Acquisition and Divestment
When I worked in a big food and drink conglomerate I noticed that there were Acquirers and Divestors among the members of the board and senior management. I was an Acquirer, perhaps the most enthusiastic. And there weren’t many of us by the time I joined the company. There had been. The previous Chairman had bought more than a company a day, admittedly many of them small, for about five years. That’s how we came to be so big. The premise for expansion had been vertical integration. So we had flour mills to supply our bakeries and agricultural merchanting companies to buy the chaff from milling, for animal feed.
The process of acquiring had been “If they’re there, buy them” and not much other consideration. Such vertical integration might have worked at one time but Britain was coming out of that time and the consequence was that transfer pricing decided the profitability or otherwise of each trading division. The flour millers were well and truly in charge, for good reasons which I won’t go into here. They made substantial profits with relative ease, a small workforce and a gentlemanly lifestyle.
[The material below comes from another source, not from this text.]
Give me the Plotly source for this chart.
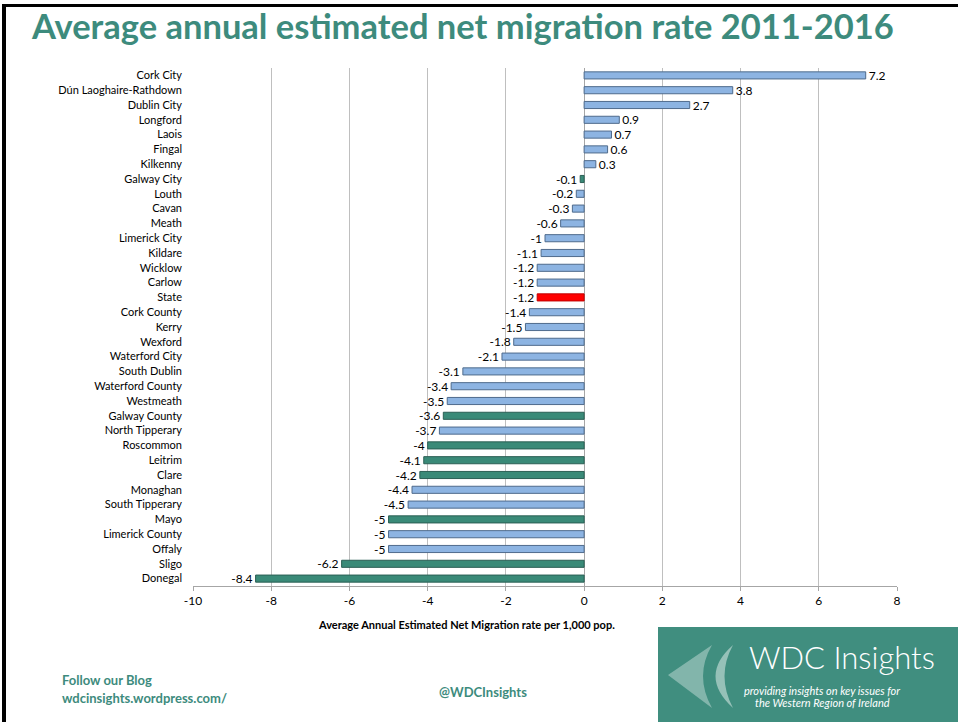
import plotly.graph_objects as go

categories = ["Cork City", "Dún Laoghaire-Rathdown", "Dublin City", "Longford", "Laois", "Fingal",
              "Kilkenny", "Galway City", "Louth", "Cavan", "Meath", "Limerick City", "Kildare",
              "Wicklow", "Carlow", "State", "Cork County", "Kerry", "Wexford", "Waterford City",
              "South Dublin", "Waterford County", "Westmeath", "Galway County", "North Tipperary",
              "Roscommon", "Leitrim", "Clare", "Monaghan", "South Tipperary", "Mayo",
              "Limerick County", "Offaly", "Sligo", "Donegal"]
values = [7.2, 3.8, 2.7, 0.9, 0.7, 0.6, 0.3, -0.1, -0.2, -0.3, -0.6, -1, -1.1, -1.2, -1.2, -1.2,
          -1.4, -1.5, -1.8, -2.1, -3.1, -3.4, -3.5, -3.6, -3.7, -4, -4.1, -4.2, -4.4, -4.5, -5,
          -5, -5, -6.2, -8.4]
groups = ["other", "other", "other", "other", "other", "other", "other", "western", "other",
          "other", "other", "other", "other", "other", "other", "state", "other", "other",
          "other", "other", "other", "other", "other", "western", "other", "western", "western",
          "western", "other", "other", "western", "other", "other", "western", "western"]
x_ticks = [-10, -8, -6, -4, -2, 0, 2, 4, 6, 8]
x_tick_labels = ["-10", "-8", "-6", "-4", "-2", "0", "2", "4", "6", "8"]

fill = {"other": "#8DB4E2", "western": "#3A8A78", "state": "#FF0000"}
edge = {"other": "#4F6B8C", "western": "#2B5F54", "state": "#C00000"}

W, H = 958, 722
L, R, T, B = 193, 61, 68, 136
PW, PH = W - L - R, H - T - B
TEAL = "#3D8B7D"


def px(x):
    return (x - L) / PW


def py(y):
    return 1 - (y - T) / PH


fig = go.Figure()
fig.add_trace(go.Bar(
    y=categories, x=values, orientation="h",
    marker=dict(color=[fill[g] for g in groups],
                line=dict(color=[edge[g] for g in groups], width=1)),
    text=[f"{v:g}" for v in values], textposition="outside", constraintext="none",
    textfont=dict(family="Lato", size=12, color="#000000"),
    cliponaxis=False, showlegend=False,
))

fig.update_layout(
    width=W, height=H,
    margin=dict(l=L, r=R, t=T, b=B, pad=0),
    paper_bgcolor="white", plot_bgcolor="white",
    bargap=0.52,
    font=dict(family="Lato", color="#000000"),
    xaxis=dict(range=[-10, 8], tickvals=x_ticks, ticktext=x_tick_labels, showgrid=True,
               gridcolor="#BFBFBF", gridwidth=1, zeroline=True, zerolinecolor="#A6A6A6",
               zerolinewidth=1, showline=True, linecolor="#A6A6A6", ticks="outside", ticklen=4,
               tickcolor="#A6A6A6", tickfont=dict(family="Lato", size=12, color="#000000"),
               fixedrange=True),
    yaxis=dict(autorange="reversed", showgrid=False, ticks="", showline=False,
               tickfont=dict(family="Lato", size=11, color="#000000"), ticklabelstandoff=10),
)

shapes = []
# slide border (top and left)
shapes.append(dict(type="rect", xref="paper", yref="paper", x0=px(2), x1=px(W), y0=py(7), y1=py(4),
                   fillcolor="#000000", line=dict(width=0), layer="above"))
shapes.append(dict(type="rect", xref="paper", yref="paper", x0=px(2), x1=px(6), y0=py(H), y1=py(4),
                   fillcolor="#000000", line=dict(width=0), layer="above"))
# logo box
shapes.append(dict(type="rect", xref="paper", yref="paper", x0=px(658), x1=px(W), y0=py(H), y1=py(627),
                   fillcolor="#408E7F", line=dict(width=0), layer="above"))


def path(pts):
    out = []
    for cmd, coords in pts:
        out.append(cmd + " " + " ".join(f"{px(x):.5f},{py(y):.5f}" for x, y in coords))
    return " ".join(out) + " Z"


shapes.append(dict(type="path", xref="paper", yref="paper", layer="above",
                   path=path([("M", [(712, 645)]), ("L", [(668, 675)]), ("L", [(712, 708)]),
                              ("Q", [(694, 676), (712, 645)])]),
                   fillcolor="rgba(255,255,255,0.35)", line=dict(width=0)))
shapes.append(dict(type="path", xref="paper", yref="paper", layer="above",
                   path=path([("M", [(733, 645)]), ("Q", [(698, 676), (733, 708)]),
                              ("Q", [(716, 676), (733, 645)])]),
                   fillcolor="rgba(255,255,255,0.45)", line=dict(width=0)))
fig.update_layout(shapes=shapes)

ann = []
ann.append(dict(text="<b>Average annual estimated net migration rate 2011-2016</b>", x=px(29), y=py(25),
                xref="paper", yref="paper", xanchor="left", yanchor="middle", showarrow=False,
                font=dict(family="Lato", size=34.5, color=TEAL)))
ann.append(dict(text="<b>Average Annual Estimated Net Migration rate per 1,000 pop.</b>", x=px(466), y=py(624),
                xref="paper", yref="paper", xanchor="center", yanchor="middle", showarrow=False,
                font=dict(family="Lato", size=11, color="#000000")))
ann.append(dict(text="<b>Follow our Blog</b>", x=px(60), y=py(680),
                xref="paper", yref="paper", xanchor="left", yanchor="middle", showarrow=False,
                font=dict(family="Lato", size=13, color=TEAL)))
ann.append(dict(text="<b>wdcinsights.wordpress.com/</b>", x=px(60), y=py(698),
                xref="paper", yref="paper", xanchor="left", yanchor="middle", showarrow=False,
                font=dict(family="Lato", size=13, color=TEAL)))
ann.append(dict(text="<b>@WDCInsights</b>", x=px(483), y=py(692),
                xref="paper", yref="paper", xanchor="center", yanchor="middle", showarrow=False,
                font=dict(family="Lato", size=13, color=TEAL)))
ann.append(dict(text="WDC Insights", x=px(842), y=py(657),
                xref="paper", yref="paper", xanchor="center", yanchor="middle", showarrow=False,
                font=dict(family="Lato", size=31, color="#FFFFFF", weight=300)))
ann.append(dict(text="<i>providing insights on key issues for</i>", x=px(822), y=py(690),
                xref="paper", yref="paper", xanchor="center", yanchor="middle", showarrow=False,
                font=dict(family="Lato", size=11, color="#FFFFFF")))
ann.append(dict(text="<i>the Western Region of Ireland</i>", x=px(822), y=py(702),
                xref="paper", yref="paper", xanchor="center", yanchor="middle", showarrow=False,
                font=dict(family="Lato", size=11, color="#FFFFFF")))
fig.update_layout(annotations=ann)

fig.write_html("out.html", config={"displayModeBar": False},
               post_script="document.body.style.margin='0';document.body.style.overflow='hidden';")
The bakers made a loss, had a huge workforce and were permanently on the run. The agricultural merchants generally enjoyed the fresh air and fields.
It became obvious that a major rationalisation was necessary and a colleague of mine was set the task of doing it. He was a Yorkshire man, a flour miller and a first class cricket player. He was tough but had plenty of charisma of a particularly Yorkshire sort. I was the complete opposite. I didn’t appear tough, I came from Somerset, the West Country, and I was a tennis player. We became good friends – but only after we had retired. While I was developing Cerebos Pacific he was stripping the UK company. One day he said to me “I think you can put pictures up on the wall but I’m not so sure you can take them down”. He continued “I can take pictures down from the wall but I’m not so sure I can put them up”. A fair assessment.
I studied the progress the two companies made. Their circumstances were quite different. Nevertheless my colleague disposed of so many companies that it broke the business. What happened?
Of course, the challenges for the two companies were quite different and I don’t imply that I could have rationalised the UK business any better than he did. However, I would say that when rationalising a business you have to be careful to avoid at least three major traps. First, the old accounts game of forgetting the contribution your weaker businesses make to your overheads. It is a trap many people fall into. Unless you can get rid of costs to the extent of that contribution you will bankrupt yourself. I don’t think that was a threat to our UK business.
Second, as you discard businesses see that you acquire some, too. A business only rationalising is quickly demoralised, overrun by accountants possibly, without much growth vision. Just as you should divest some businesses while you are acquiring so, too, you should acquire some businesses while divesting. An obviously declining business is unattractive to investors, top quality employees and the media.
Third, remember that very good profits can be had from a declining business provided you increase the technological support as much as you do for growing businesses. The tendency to stop investment because a business is declining is quite wrong. Let everyone else do that but improve your own R&D input and you will have the lowest cost production and the highest profit. Do it well enough and you will get very good offers for your business, possibly just at the time you want to sell it.
The basis for all development is how it contributes to the culture of the business.
Get that right and your business will flourish.